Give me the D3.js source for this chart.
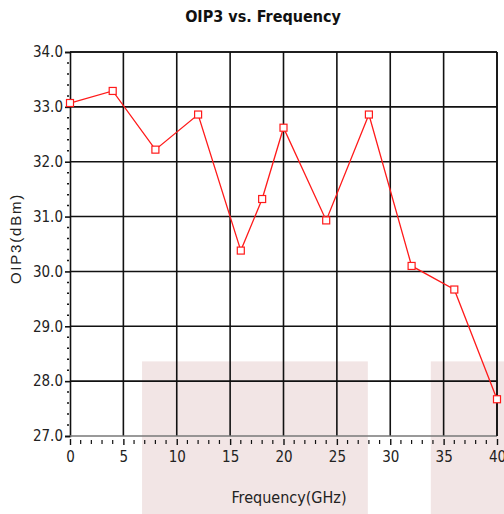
<!DOCTYPE html>
<html><head><meta charset="utf-8">
<script src="https://cdn.jsdelivr.net/npm/d3@7"></script>
<style>body{margin:0;background:#fff;}svg{display:block;}</style>
</head><body>
<script>
const freq = [0, 4, 8, 12, 16, 18, 20, 24, 28, 32, 36, 40];
const oip3 = [33.07, 33.29, 32.22, 32.86, 30.38, 31.32, 32.62, 30.93, 32.86, 30.10, 29.67, 27.67];
const xTicks = [0, 5, 10, 15, 20, 25, 30, 35, 40];
const yTicks = [27, 28, 29, 30, 31, 32, 33, 34];
const shadeX = [[6.75, 27.9], [33.8, 45]];
const shadeYTop = 28.36;

const W = 504, H = 514;
const m = {l: 70, r: 7, t: 52, b: 78};
const svg = d3.select("body").append("svg").attr("width", W).attr("height", H);
const x = d3.scaleLinear().domain([0, 40]).range([m.l, W - m.r]);
const y = d3.scaleLinear().domain([27, 34]).range([H - m.b, m.t]);
const FONT = "'DejaVu Sans Condensed', 'Liberation Sans Narrow', 'Liberation Sans', sans-serif";

// background shading
svg.selectAll("rect.shade").data(shadeX).enter().append("rect")
  .attr("x", d => x(d[0])).attr("width", d => x(d[1]) - x(d[0]))
  .attr("y", y(shadeYTop)).attr("height", H - y(shadeYTop))
  .attr("fill", "#f2e5e5");

// grid
const g = svg.append("g");
g.selectAll("line.v").data(xTicks.slice(1)).enter().append("line")
  .attr("x1", d => x(d)).attr("x2", d => x(d)).attr("y1", y(34)).attr("y2", y(27))
  .attr("stroke", "#111").attr("stroke-width", 1.6);
g.selectAll("line.h").data(yTicks.slice(1)).enter().append("line")
  .attr("x1", x(0)).attr("x2", x(40)).attr("y1", d => y(d)).attr("y2", d => y(d))
  .attr("stroke", "#111").attr("stroke-width", 1.6);

// axes
const yAxis = d3.axisLeft(y).tickValues(yTicks).tickFormat(d3.format(".1f")).tickSize(5).tickPadding(2);
const yg = svg.append("g").attr("transform", `translate(${x(0)},0)`).call(yAxis);
yg.select(".domain").attr("stroke", "#111").attr("stroke-width", 1.6);
yg.selectAll(".tick line").attr("stroke", "#111").attr("stroke-width", 1.6);
yg.selectAll("text").attr("font-family", FONT)
  .attr("font-size", 15).attr("fill", "#222");
const yMinor = d3.range(27, 34.001, 0.2).filter(v => Math.abs(v - Math.round(v)) > 0.01);
svg.selectAll("line.ym").data(yMinor).enter().append("line")
  .attr("x1", x(0) - 3).attr("x2", x(0) - 1).attr("y1", d => y(d)).attr("y2", d => y(d))
  .attr("stroke", "#111").attr("stroke-width", 1.5);

const xAxis = d3.axisBottom(x).tickValues(xTicks).tickSize(9).tickPadding(6);
const xg = svg.append("g").attr("transform", `translate(0,${y(27)})`).call(xAxis);
xg.select(".domain").attr("stroke", "#777").attr("stroke-width", 1.6).attr("d", `M${x(0)},0H${x(40)}`);
xg.selectAll(".tick line").attr("stroke", "#111").attr("stroke-width", 1.4).attr("y1", 3);
xg.selectAll("text").attr("font-family", FONT)
  .attr("font-size", 15).attr("fill", "#222");
const xMinor = d3.range(1, 40).filter(v => v % 5 !== 0);
svg.selectAll("line.xm").data(xMinor).enter().append("line")
  .attr("x1", d => x(d)).attr("x2", d => x(d)).attr("y1", y(27) + 4).attr("y2", y(27) + 8)
  .attr("stroke", "#111").attr("stroke-width", 1.2);

// frame top/right
svg.append("line").attr("x1", x(0)).attr("x2", x(40)).attr("y1", y(34)).attr("y2", y(34)).attr("stroke", "#111").attr("stroke-width", 1.6);
svg.append("line").attr("x1", x(40)).attr("x2", x(40)).attr("y1", y(34)).attr("y2", y(27)).attr("stroke", "#111").attr("stroke-width", 1.6);

// series
const pts = freq.map((f, i) => [f, oip3[i]]);
svg.append("path").datum(pts)
  .attr("d", d3.line().x(d => x(d[0])).y(d => y(d[1])))
  .attr("fill", "none").attr("stroke", "#ff1a1a").attr("stroke-width", 1.3);
svg.selectAll("rect.mk").data(pts).enter().append("rect")
  .attr("x", d => x(d[0]) - 3.5).attr("y", d => y(d[1]) - 3.5).attr("width", 7).attr("height", 7)
  .attr("fill", "#fff").attr("stroke", "#ff1a1a").attr("stroke-width", 1.2);

// titles
svg.append("text").attr("x", 263).attr("y", 22).attr("text-anchor", "middle")
  .attr("font-family", FONT)
  .attr("font-weight", "bold").attr("font-size", 16).attr("fill", "#111").text("OIP3 vs. Frequency");
svg.append("text").attr("x", 289).attr("y", 503).attr("text-anchor", "middle")
  .attr("font-family", FONT)
  .attr("font-size", 16).attr("fill", "#222").text("Frequency(GHz)");
svg.append("text").attr("transform", `translate(21,${y(30.6)}) rotate(-90)`).attr("text-anchor", "middle")
  .attr("font-family", "'Liberation Sans', Arial, sans-serif").attr("letter-spacing", 1.8)
  .attr("font-size", 15).attr("fill", "#222").text("OIP3(dBm)");
</script>
</body></html>
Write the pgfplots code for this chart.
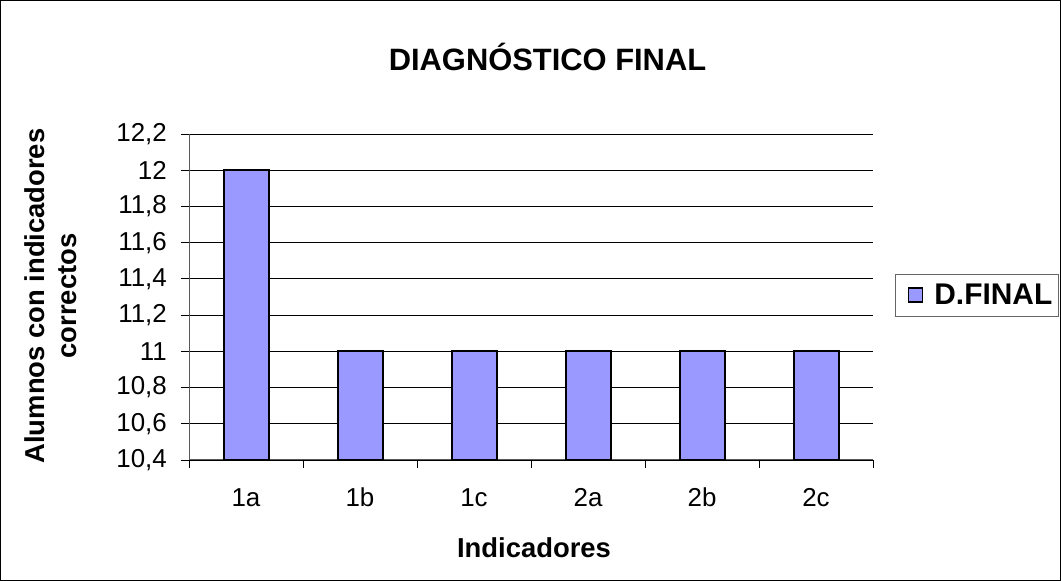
\documentclass[border=0pt]{standalone}
\usepackage{pgfplots}
\pgfplotsset{compat=1.18}
\usepackage{fontspec}
\setmainfont{Liberation Sans}
\definecolor{barfill}{HTML}{9999FF}
\begin{document}
\begin{tikzpicture}
\useasboundingbox (0,0) rectangle (1061bp,581bp);
\draw[black, line width=1bp] (0.5bp,0.5bp) rectangle (1060.5bp,580.5bp);
\begin{axis}[
  at={(189bp,121bp)}, anchor=south west,
  scale only axis, width=684bp, height=326bp,
  xmin=-0.5, xmax=5.5, ymin=10.4, ymax=12.2,
  xtick={0,1,2,3,4,5},
  xticklabels={1a,1b,1c,2a,2b,2c},
  minor xtick={-0.5,0.5,1.5,2.5,3.5,4.5,5.5},
  major x tick style={draw=none},
  ytick={10.4,10.6,10.8,11,11.2,11.4,11.6,11.8,12,12.2},
  tick align=outside, major tick length=8bp, minor tick length=8bp,
  tick style={black, line width=0.8bp},
  axis x line*=bottom, axis y line*=left,
  axis line style={gray!70!black, line width=1bp, -},
  ymajorgrids, grid style={black, line width=0.8bp},
  /pgf/number format/assume math mode=true,
  /pgf/number format/.cd, use comma, fixed, precision=1, /pgfplots/.cd,
  tick label style={font=\fontsize{26}{30}\selectfont},
  yticklabel style={inner xsep=0pt, xshift=-14bp},
  xticklabel style={inner ysep=0pt, yshift=-20bp},
  legend style={at={(1.032,0.506)}, anchor=west, draw=gray!80!black, line width=1bp,
    font=\bfseries\fontsize{30}{34}\selectfont, inner xsep=0bp, inner ysep=8bp},
  legend image code/.code={\path (0bp,0bp) (35bp,0bp);\draw[#1, line width=1.2bp] (12bp,-7bp) rectangle (26bp,7bp);},
]
\addplot[ybar, bar width=45bp, fill=barfill, draw=black, line width=2bp]
  coordinates {(0,12) (1,11) (2,11) (3,11) (4,11) (5,11)};
\addlegendentry{D.FINAL\kern4bp}
\end{axis}
\node[font=\bfseries\fontsize{31}{36}\selectfont] at (547.5bp,524bp) {DIAGNÓSTICO FINAL};
\node[font=\bfseries\fontsize{27.5}{32}\selectfont, rotate=90, align=center] at (51bp,285bp) {Alumnos con indicadores\\correctos};
\node[font=\bfseries\fontsize{27.5}{32}\selectfont] at (534bp,33bp) {Indicadores};
\end{tikzpicture}
\end{document}
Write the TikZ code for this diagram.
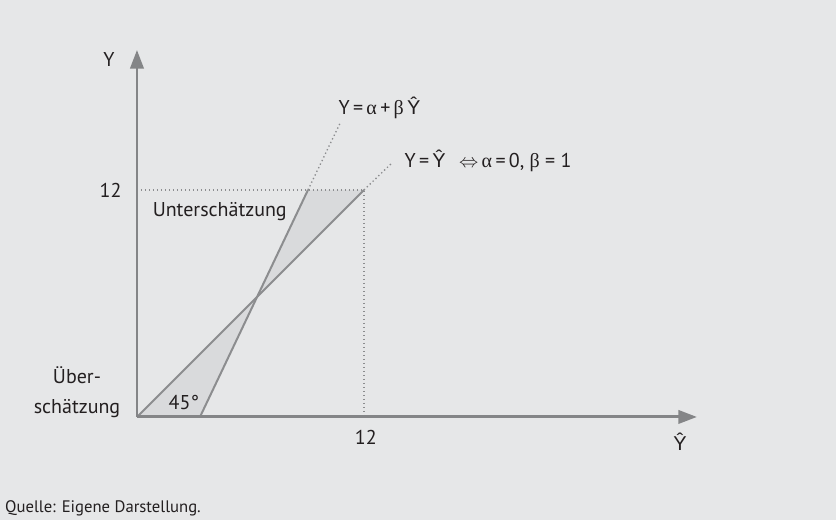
\documentclass[tikz,border=0pt]{standalone}
\usepackage{fontspec}
\setmainfont{PT Sans}
\newfontfamily\grk{Liberation Serif}
\newfontfamily\hatfont{Liberation Sans}
\newcommand{\yhat}{{\hatfont Ŷ}}
\usepackage{tikz}
\usetikzlibrary{arrows.meta, positioning}
\definecolor{bgpanel}{HTML}{E6E7E8}
\definecolor{axisgray}{HTML}{848587}
\definecolor{linegray}{HTML}{8C8D8F}
\definecolor{shade}{HTML}{D9DADC}
\definecolor{ink}{HTML}{231F20}
\tikzset{
	axis/.style={line width=2.2pt, axisgray, -{Triangle[length=14pt, width=10pt]}},
	regline/.style={line width=1.5pt, linegray},
	guide/.style={line width=1pt, linegray, dotted},
	zone/.style={fill=shade, draw=none},
	lbl/.style={text=ink, inner sep=2pt, font=\fontsize{15}{22.5}\selectfont},
}

\begin{document}
\begin{tikzpicture}[x=14.19pt, y=14.19pt]
	\path[use as bounding box, fill=bgpanel] (-7.24,-5.44) rectangle (36.95,22.04);
	% key points
	\coordinate (O) at (0,0);
	\coordinate (xtip) at (29.6,0);
	\coordinate (ytip) at (0,19.4);
	\coordinate (x12) at (12,0);
	\coordinate (y12) at (0,12);
	\coordinate (p12) at (12,12);
	\coordinate (b0) at (3.33,0);
	\coordinate (b12) at (9.04,12);
	\coordinate (bend) at (10.78,15.62);
	\coordinate (dend) at (13.45,13.4);
	\coordinate (S) at (intersection of O--p12 and b0--b12);
	% shaded zones
	\fill[zone] (O) -- (b0) -- (S) -- cycle;
	\fill[zone] (S) -- (b12) -- (p12) -- cycle;
	% guides
	\draw[guide] (y12) -- (p12) -- (x12);
	\draw[guide] (b12) -- (bend);
	\draw[guide] (p12) -- (dend);
	% lines
	\draw[regline] (O) -- (p12);
	\draw[regline] (b0) -- (b12);
	% axes
	\draw[axis] (O) -- (ytip);
	\draw[axis] (O) -- (xtip);
	% labels
	\node[lbl] (ylab) at (-1.48,18.92) {Y};
	\node[lbl, left=9.4pt of y12] (ytick) {12};
	\node[lbl] (xtick) at (12.1,-1.08) {12};
	\node[lbl] (xlab) at (28.7,-1.32) {\yhat};
	\node[lbl, anchor=west] (under) at (0.68,10.83) {Unterschätzung};
	\node[lbl, align=center] (over) at (-3.17,1.32) {Über-\\schätzung};
	\node[lbl] (angle) at (2.48,0.74) {45°};
	\node[lbl, anchor=base west] (eqfit) at (10.5,16.01) {Y\,=\,{\grk α}\,+\,{\grk β}\,\yhat};
	\node[lbl, anchor=base west] (eqdiag) at (13.99,13.21) {Y\,=\,\yhat\enspace\,$\Leftrightarrow$\,{\grk α}\,=\,0, {\grk β} = 1};
	\node[text=ink, inner sep=0pt, anchor=west, font=\fontsize{12.5}{15}\selectfont] (src) at (-6.98,-4.81) {Quelle: Eigene Darstellung.};
\end{tikzpicture}
\end{document}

__TASK TO COMPLETE__.
State, as a bare number, how many lines of the listing hold the word "Write".

__REPLY__.
2